Mittermeier, der einst im Vorprogramm von U2 erstmals Comedy als Rock 'n' Roll auf die große Bühne brachte, ist stolz auf sein Schaffen. Zu Recht: Mit Programmen wie "Paranoid" gelangt ihm in den 1990er-Jahren vor Zehntausenden der Spagat zwischen dunklem Politkabarett und derben Späßen.

Und wie bringt man heute die Leute zum Lachen, wo Schreckensmeldungen von IS-Terror und Ebola-Epidemie die Nachrichten bestimmen? Nur noch mit Trivialem? "Ich mache eine Nummer, da geht es um Waffen für die Kurden und Ministerin von der Leyen. Eine absolut lustige Geschichte, die zugleich die Absurdität von Kriegen zeigt."

Der Michl akzeptiert keine Sperrzone für seinen verbalen Sprengstoff. "Allerdings, wenn es ein diffiziles Thema ist, bitte nichts Billiges." Die hierzulande ebenso allgegenwärtige wie spaßhemmende Political Correctness fordert ihn dagegen nur noch mehr heraus. "Ich werde viel beschimpft für Dinge, die für mich gute Satire und gerechtfertigt sind", sagt der bekennende Grünen-Wähler. Unlängst hat er die Partei Alternative für Deutschland (AfD) in einer TV-Talkshow öffentlichkeitswirksam umbenannt: "Ich finde, der beste Name für die AfD ist Arschlochkinder für Deutschland."

Äußerungen wie "substanzloser Krawall" und die Frage nach "Wie weit darf Satire gehen?" zählten noch zu den schmeichelhaftesten Reaktionen der Empörung. Den Comedian ficht das nicht an. "Ich brauche einfach keine Leute, die Angst verbreiten, die keine Einwanderung wollen und die meinen, Europa und die EU seien das Übel."

Mittermeier will Grenzen überwinden, macht auf Veranstaltungen unter dem Titel "Comedy ohne Grenzen" gemeinsame Sache mit Kollegen aus Russland, Frankreich, Irland und Italien. Humor ist für ihn universal. Eine Nummer aus "Blackout", wo er in bayerischen Lederhosen auf sein erstes Punkkonzert mit den Toten Hosen geht, war in Schottland ein Riesenerfolg.
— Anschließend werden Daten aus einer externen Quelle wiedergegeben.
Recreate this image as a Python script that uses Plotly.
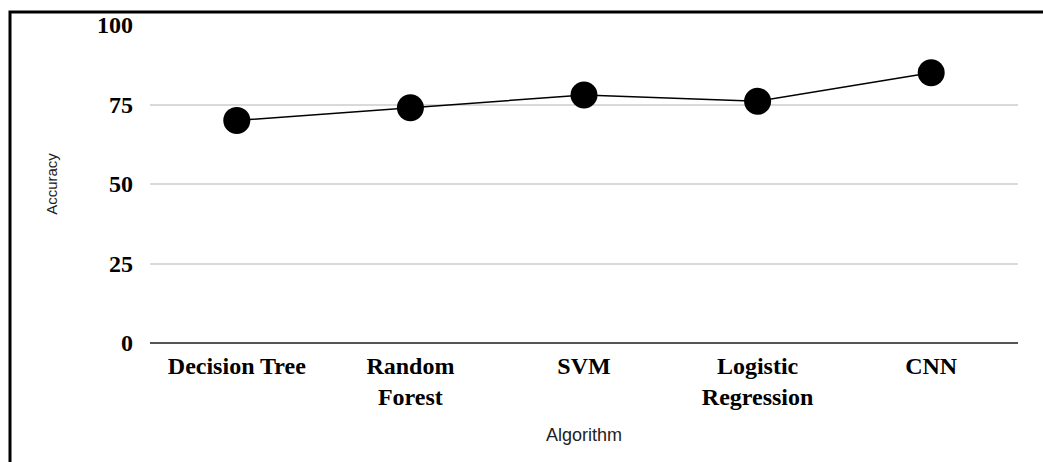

Dass Witzbolde heute zu Tausenden auf YouTube die ganze Welt bespaßen, ist für die Rampensau Mittermeier allerdings ein zwiespältiges Phänomen der Globalisierung. Er will den Onlinekanal nicht verteufeln, aber "einer, der nicht lustig ist, wird mit YouTube nicht lustiger; sondern du siehst nur einen Unlustigen, der sich wichtig macht. Aber das ist im Fern­sehen genauso".